Aries is one of the oldest constellations, and has represented a ram to different cultures for over three thousand years. It's an interesting constellation mythologically, and it was once significant as the location of the spring equinox. However if you're looking at the sky, you might find it a bit humdrum. Its stars aren’t very bright, and although it has a number of galaxies, it isn't rich in deep-sky objects.

Classical mythology
In the very earliest Babylonian star charts, the stars of Aries rather prosaically represented a farm laborer, only later being associated with a ram. The Greek stories however were full of drama.

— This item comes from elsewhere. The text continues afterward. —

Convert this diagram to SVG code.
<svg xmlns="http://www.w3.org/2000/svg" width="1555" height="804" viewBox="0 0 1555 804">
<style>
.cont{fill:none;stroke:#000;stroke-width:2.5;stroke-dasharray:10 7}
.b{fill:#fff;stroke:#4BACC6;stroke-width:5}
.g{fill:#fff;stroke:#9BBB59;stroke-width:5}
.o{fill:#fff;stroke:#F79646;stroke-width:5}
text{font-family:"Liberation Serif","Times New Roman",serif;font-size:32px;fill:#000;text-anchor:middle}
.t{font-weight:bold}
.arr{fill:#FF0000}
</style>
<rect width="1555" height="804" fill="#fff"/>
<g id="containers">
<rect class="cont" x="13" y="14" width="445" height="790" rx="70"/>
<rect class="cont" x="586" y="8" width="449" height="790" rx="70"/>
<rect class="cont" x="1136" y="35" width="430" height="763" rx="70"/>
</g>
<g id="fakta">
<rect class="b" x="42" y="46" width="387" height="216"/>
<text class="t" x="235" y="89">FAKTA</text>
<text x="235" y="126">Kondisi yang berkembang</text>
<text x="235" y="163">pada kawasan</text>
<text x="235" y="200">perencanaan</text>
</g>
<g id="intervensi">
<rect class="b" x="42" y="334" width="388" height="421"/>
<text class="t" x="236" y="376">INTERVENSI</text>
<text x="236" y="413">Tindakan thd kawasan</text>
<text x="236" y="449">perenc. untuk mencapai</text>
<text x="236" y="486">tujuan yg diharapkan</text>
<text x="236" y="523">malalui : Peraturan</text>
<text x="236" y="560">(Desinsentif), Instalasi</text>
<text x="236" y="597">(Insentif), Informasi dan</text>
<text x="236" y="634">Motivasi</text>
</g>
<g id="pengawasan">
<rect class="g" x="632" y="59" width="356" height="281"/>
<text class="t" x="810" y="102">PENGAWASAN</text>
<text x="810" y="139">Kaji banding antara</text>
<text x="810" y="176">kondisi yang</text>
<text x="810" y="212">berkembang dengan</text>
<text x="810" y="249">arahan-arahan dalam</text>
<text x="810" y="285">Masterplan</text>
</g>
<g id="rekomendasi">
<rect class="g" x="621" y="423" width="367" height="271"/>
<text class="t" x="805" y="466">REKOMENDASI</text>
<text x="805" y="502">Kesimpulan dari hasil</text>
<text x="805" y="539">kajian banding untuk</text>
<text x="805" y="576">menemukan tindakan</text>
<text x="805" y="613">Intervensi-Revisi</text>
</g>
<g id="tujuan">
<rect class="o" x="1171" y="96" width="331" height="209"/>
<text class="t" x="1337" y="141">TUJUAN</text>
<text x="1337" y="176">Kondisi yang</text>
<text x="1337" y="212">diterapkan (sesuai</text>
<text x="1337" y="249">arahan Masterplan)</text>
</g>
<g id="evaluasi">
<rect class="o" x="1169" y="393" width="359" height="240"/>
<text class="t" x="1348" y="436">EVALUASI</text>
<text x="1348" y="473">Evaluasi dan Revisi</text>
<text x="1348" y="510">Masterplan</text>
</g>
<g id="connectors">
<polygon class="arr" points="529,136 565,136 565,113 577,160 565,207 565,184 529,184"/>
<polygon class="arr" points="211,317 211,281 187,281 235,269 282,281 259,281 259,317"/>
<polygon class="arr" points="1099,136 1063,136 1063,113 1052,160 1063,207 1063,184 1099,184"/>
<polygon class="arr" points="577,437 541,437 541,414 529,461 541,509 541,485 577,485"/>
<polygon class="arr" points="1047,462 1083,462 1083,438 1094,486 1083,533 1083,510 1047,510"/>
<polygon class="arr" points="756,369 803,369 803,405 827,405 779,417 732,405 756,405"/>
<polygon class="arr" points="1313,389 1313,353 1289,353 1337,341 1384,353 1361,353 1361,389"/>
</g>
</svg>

Aries wasn't just any old ram, but a golden winged one. In answer to the pleas of Queen Nephele of Boeotia, Zeus sent the ram to save Nephele's children from the plotting of the King's second wife. Aries carried Nephele's son Phrixus to safety in Colchis, but, sadly, her daughter Helle lost her grip and fell into the Dardanelles and drowned. The Greek name for this stretch of water is the Hellespont.

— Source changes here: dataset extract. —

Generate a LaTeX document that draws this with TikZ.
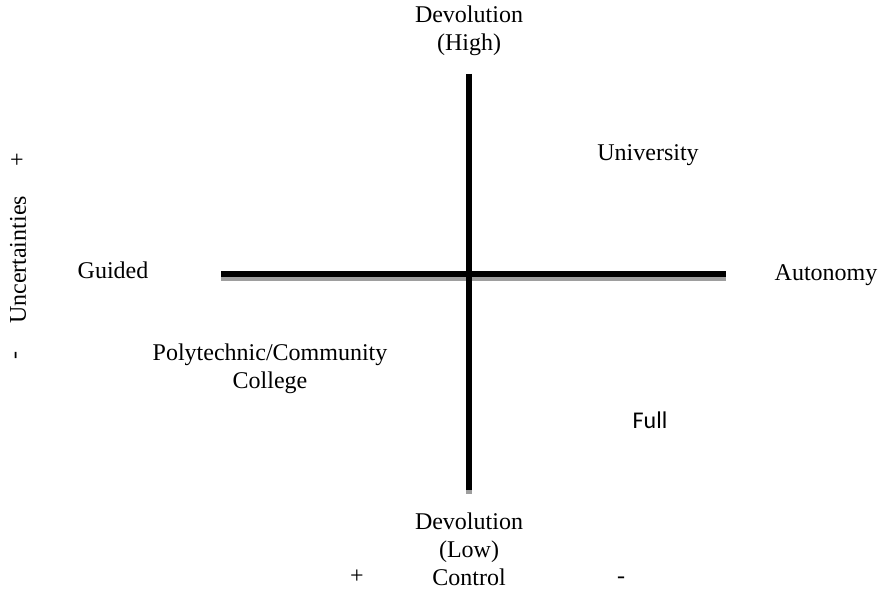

In Colchis, Phrixus sacrificed the ram to Zeus and presented the fleece to King Aeëtes, who in turn presented Phrixus with his daughter in marriage.

The fleece shows up again in a later myth when Jason and his Argonauts come for it. The king refused to part with it, but with the help of the king's daughter Medea, Jason stole it.

Aries and the vernal equinox
Aries is a zodiac constellation. It lies on the ecliptic, the apparent path of the Sun through the sky during the year. But more importantly, it was the first constellation of the zodiac. From around 2000 BCE to 100 CE the vernal equinox - the start of the year - occurred in Aries. This is when the Sun crosses the celestial equator from north to south.

The celestial equator is the celestial coordinate equivalent to the equator on Earth. The place where the ecliptic and the celestial equator intersect is the celestial counterpart to 0o longitude. (You can find out more about this by clicking on the link below this article for “Ecliptic and Equinoxes”.)

The Earth's axis has a little wobble in it, so over long periods of time it's noticeable that the location of the equinox changes. Over a span of 26,000 years, the vernal equinox passes through all of the zodiac constellations. In fact, although it's sometimes still called the First Point of Aries, today the equinox occurs in the constellation Pisces.

Seeing Aries
Aries is represented as a ram who seems to be looking over his shoulder. Despite his flying ability, no wings are shown. The three brightest stars of Aries, Alpha, Beta and Gamma Arietis, look like a crooked line. This is supposed to be the ram's head, and the rest of the constellation doesn't look much like a ram either. Aries is best seen in late autumn and winter. It lies between the Pleiades star cluster in Taurus and the Great Square of Pegasus.

The stars
The three brightest stars of Aries are actually larger and hotter than the Sun, but their distance from us dims them in our sight. Alpha Arietis (Hamal) is a second magnitude star, Beta (Sheratan) is of the third magnitude, and Gamma Arietis (Mesarthim) is only fourth magnitude. (Remember that dimmer stars have higher magnitudes.)

Alpha Arietis has at least one planet orbiting it. There are also a few other stars in Aries known to have planets, including HIP 14810 which has at least three. We don't know of any planets orbiting Gamma Arietis, but it's a triple star system. A pair of stars, each about sixty times the luminosity of the Sun, orbit each other. English scientist Robert Hooke first discovered that Gamma Arietis was a double star in 1664. What he couldn't see through a seventeenth-century telescope was that there is also a third star orbiting the double.

Deep-sky objects
There are a number of galaxies in Aries, some of which can be seen in a small telescope. One of the most interesting is the spiral galaxy NGC 772 which is some 100 thousand light years across. That's about the size of the Milky Way. It's also listed in the Arp catalog of peculiar galaxies because of its distorted shape. The distortion is due to gravitational interactions with its companion galaxies.

But I think the most intriguing object in Aries is Segue 2, a dwarf spheroidal galaxy discovered in 2007. Segue 2, a satellite galaxy of the Milky Way, is only about 800 times as luminous as the Sun, but its mass is a whopping half a million times greater than the Sun. It's the smallest galaxy yet discovered and seems to be bound together with dark matter. The stars are extremely old, probably among the first stars to form in the Universe.